— DATASET CONTENT —
***

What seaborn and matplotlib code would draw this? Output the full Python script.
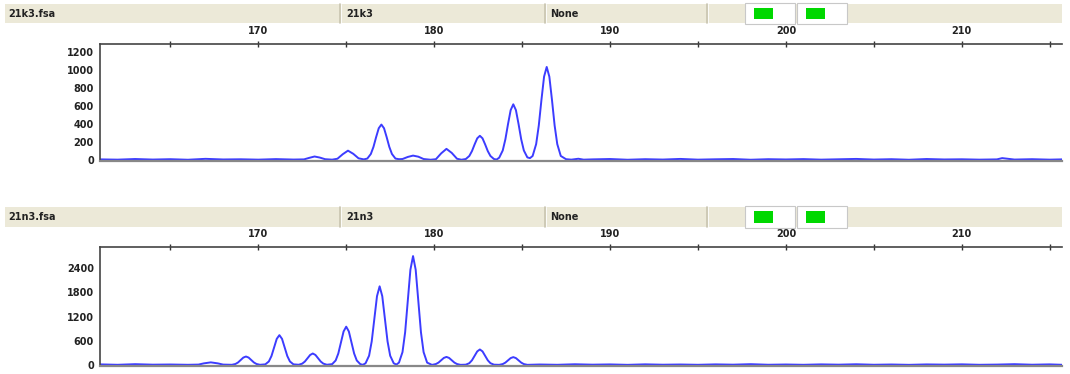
import numpy as np
import pandas as pd
import matplotlib
matplotlib.use("Agg")
import matplotlib.pyplot as plt
from matplotlib.patches import Rectangle
from matplotlib.ticker import MultipleLocator
import seaborn as sns

# ---------------- data ----------------
file_names = ["21k3.fsa", "21n3.fsa"]
sample_names = ["21k3", "21n3"]
panel_status = ["None", "None"]
x_major_ticks = [170, 180, 190, 200, 210]

top_size = [161, 162, 163, 164, 165, 166, 167, 168, 169, 170, 171, 172,
            172.6, 172.9, 173.2, 173.5, 173.8, 174.2,
            174.5, 174.8, 175.1, 175.4, 175.7, 176.0,
            176.2, 176.4, 176.55, 176.7, 176.85, 177.0, 177.15, 177.3, 177.45, 177.6, 177.8, 178.0,
            178.2, 178.5, 178.8, 179.1, 179.4, 179.8,
            180.1, 180.4, 180.7, 181.0, 181.3, 181.55,
            181.8, 182.0, 182.15, 182.3, 182.45, 182.6, 182.75, 182.9, 183.05, 183.2, 183.4, 183.55,
            183.7, 183.9, 184.05, 184.2, 184.35, 184.5, 184.65, 184.8, 184.95, 185.1, 185.3, 185.45,
            185.6, 185.8, 185.95, 186.1, 186.25, 186.4, 186.55, 186.7, 186.85, 187.0, 187.2, 187.5, 187.8,
            188.2, 188.5, 189, 190, 191, 192, 193, 194, 195, 196, 197, 198, 199, 200,
            201, 202, 203, 204, 205, 206, 207, 208, 209, 210, 211, 212, 212.3, 213, 214, 215, 215.7]
top_rfu = [8, 5, 12, 6, 10, 4, 14, 7, 9, 5, 11, 6,
           8, 25, 40, 28, 10, 5,
           15, 65, 105, 70, 20, 8,
           17, 68, 147, 255, 354, 395, 354, 255, 147, 68, 17, 10,
           12, 35, 50, 38, 12, 4,
           10, 75, 125, 80, 15, 4,
           12, 46, 100, 174, 242, 270, 242, 174, 100, 46, 12, 6,
           27, 107, 231, 400, 555, 620, 555, 400, 231, 107, 30, 22,
           46, 178, 385, 668, 927, 1035, 927, 668, 385, 178, 46, 10, 5,
           15, 5, 8, 12, 4, 10, 6, 13, 5, 9, 12, 4, 10, 7,
           11, 5, 9, 13, 6, 10, 4, 12, 7, 9, 5, 8, 22, 6, 10, 5, 8]

bot_size = [161, 162, 163, 164, 165, 166,
            166.6, 166.9, 167.3, 167.7, 168.0,
            168.5, 168.7, 168.85, 169.0, 169.15, 169.3, 169.45, 169.6, 169.75, 169.9, 170.1,
            170.4, 170.6, 170.75, 170.9, 171.05, 171.2, 171.35, 171.5, 171.65, 171.8, 172.0,
            172.3, 172.5, 172.65, 172.8, 172.95, 173.1, 173.25, 173.4, 173.55, 173.7, 173.9,
            174.2, 174.4, 174.55, 174.7, 174.85, 175.0, 175.15, 175.3, 175.45, 175.6, 175.8, 175.95,
            176.1, 176.3, 176.45, 176.6, 176.75, 176.9, 177.05, 177.2, 177.35, 177.5, 177.7, 177.85,
            178.0, 178.2, 178.35, 178.5, 178.65, 178.8, 178.95, 179.1, 179.25, 179.4, 179.6, 179.85,
            179.9, 180.1, 180.25, 180.4, 180.55, 180.7, 180.85, 181.0, 181.15, 181.3, 181.5,
            181.8, 182.0, 182.15, 182.3, 182.45, 182.6, 182.75, 182.9, 183.05, 183.2, 183.4,
            183.7, 183.9, 184.05, 184.2, 184.35, 184.5, 184.65, 184.8, 184.95, 185.1, 185.3,
            186, 187, 188, 189, 190, 191, 192, 193, 194, 195, 196, 197, 198, 199, 200,
            201, 202, 203, 204, 205, 206, 207, 208, 209, 210, 211, 212, 213, 214, 215, 215.7]
bot_rfu = [15, 5, 20, 8, 12, 5,
           10, 40, 65, 40, 10,
           5, 25, 63, 123, 184, 210, 184, 123, 63, 25, 5,
           16, 87, 222, 434, 648, 740, 648, 434, 222, 87, 16,
           6, 34, 86, 167, 249, 285, 249, 167, 86, 34, 6,
           21, 112, 285, 557, 831, 950, 831, 557, 285, 112, 21, 5,
           43, 230, 585, 1143, 1706, 1950, 1706, 1143, 585, 230, 43, 10,
           59, 319, 810, 1582, 2362, 2700, 2362, 1582, 810, 319, 59, 8,
           4, 24, 60, 117, 175, 200, 175, 117, 60, 24, 4,
           8, 45, 116, 226, 337, 385, 337, 226, 116, 45, 8,
           4, 23, 59, 114, 171, 195, 171, 114, 59, 23, 4,
           12, 5, 18, 8, 14, 4, 16, 7, 12, 5, 15, 8, 20, 6, 12,
           5, 15, 8, 18, 6, 12, 4, 14, 9, 16, 5, 10, 20, 7, 15, 5]

top_yticks = [0, 200, 400, 600, 800, 1000, 1200]
bot_yticks = [0, 600, 1200, 1800, 2400]

# ---------------- drawing ----------------
sns.set_style("white")
plt.rcParams["font.family"] = ["DejaVu Sans"]
W, H = 1070, 374
fig = plt.figure(figsize=(W / 100, H / 100), dpi=100)

def fx(px):
    return px / W

def fy(py):
    return 1 - py / H

trace_color = "#3c3cff"
header_bg = "#ece9d8"

def draw_header(top_py, bot_py, fname, sname, status):
    hax = fig.add_axes([0, 0, 1, 1], zorder=5)
    hax.set_xlim(0, W)
    hax.set_ylim(H, 0)
    hax.axis("off")
    hax.patch.set_alpha(0)
    h = bot_py - top_py
    hax.add_patch(Rectangle((5, top_py), 1057, h, facecolor=header_bg, edgecolor="none"))
    for dx in [340, 545, 707]:
        hax.plot([dx, dx], [top_py, bot_py], color="#c8c4b0", lw=1.2)
        hax.plot([dx + 1.2, dx + 1.2], [top_py, bot_py], color="#ffffff", lw=0.6)
    for bx in [745, 797]:
        hax.add_patch(Rectangle((bx, top_py - 1), 50, h + 2, facecolor="white",
                                edgecolor="#c8c8c8", lw=0.8))
        hax.add_patch(Rectangle((bx + 9, top_py + 4), 19, h - 8, facecolor="#00d800",
                                edgecolor="none"))
    kw = dict(fontsize=7, fontweight="bold", va="center", ha="left", color="#222222")
    cy = (top_py + bot_py) / 2
    hax.text(8, cy, fname, **kw)
    hax.text(346, cy, sname, **kw)
    hax.text(550, cy, status, **kw)

def draw_panel(rect_px, sizes, rfu, ylim, yticks, yminor):
    l, t, r, b = rect_px
    ax = fig.add_axes([fx(l), fy(b), fx(r - l), (b - t) / H])
    df = pd.DataFrame({"size": sizes, "rfu": rfu})
    sns.lineplot(data=df, x="size", y="rfu", ax=ax, color=trace_color, lw=1.4,
                 estimator=None, sort=True)
    ax.set_xlim(161.0, 215.7)
    ax.set_ylim(*ylim)
    ax.set_xlabel("")
    ax.set_ylabel("")
    ax.xaxis.tick_top()
    ax.set_xticks(x_major_ticks)
    ax.xaxis.set_minor_locator(MultipleLocator(5))
    ax.set_yticks(yticks)
    ax.yaxis.set_minor_locator(MultipleLocator(yminor))
    ax.tick_params(axis="x", which="both", direction="inout", length=5, width=1,
                   color="#333333", labelsize=7, pad=3, top=True, bottom=False)
    ax.tick_params(axis="y", which="both", direction="inout", length=5, width=1,
                   color="#333333", labelsize=7, pad=2)
    for lab in ax.get_xticklabels() + ax.get_yticklabels():
        lab.set_fontweight("bold")
        lab.set_color("#222222")
    for s in ["top", "left"]:
        ax.spines[s].set_color("#444444")
        ax.spines[s].set_linewidth(1.2)
    ax.spines["bottom"].set_color("#888888")
    ax.spines["bottom"].set_linewidth(1.6)
    ax.spines["right"].set_visible(False)
    ax.patch.set_alpha(0)
    return ax

draw_header(4, 23, file_names[0], sample_names[0], panel_status[0])
draw_panel((100, 44, 1062, 161), top_size, top_rfu, (-10, 1290), top_yticks, 100)

draw_header(207, 227, file_names[1], sample_names[1], panel_status[1])
draw_panel((100, 247, 1062, 366), bot_size, bot_rfu, (-25, 2925), bot_yticks, 300)

fig.savefig("out.png", dpi=100, facecolor="white")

***

— GIVEN TASK —
Write out an exact copy of the listing, first line through the line containing "x_major_ticks = [170, 180, 190, 200, 210]", with the pictures left out.

— WRITTEN ANSWER —
What seaborn and matplotlib code would draw this? Output the full Python script.
import numpy as np
import pandas as pd
import matplotlib
matplotlib.use("Agg")
import matplotlib.pyplot as plt
from matplotlib.patches import Rectangle
from matplotlib.ticker import MultipleLocator
import seaborn as sns

# ---------------- data ----------------
file_names = ["21k3.fsa", "21n3.fsa"]
sample_names = ["21k3", "21n3"]
panel_status = ["None", "None"]
x_major_ticks = [170, 180, 190, 200, 210]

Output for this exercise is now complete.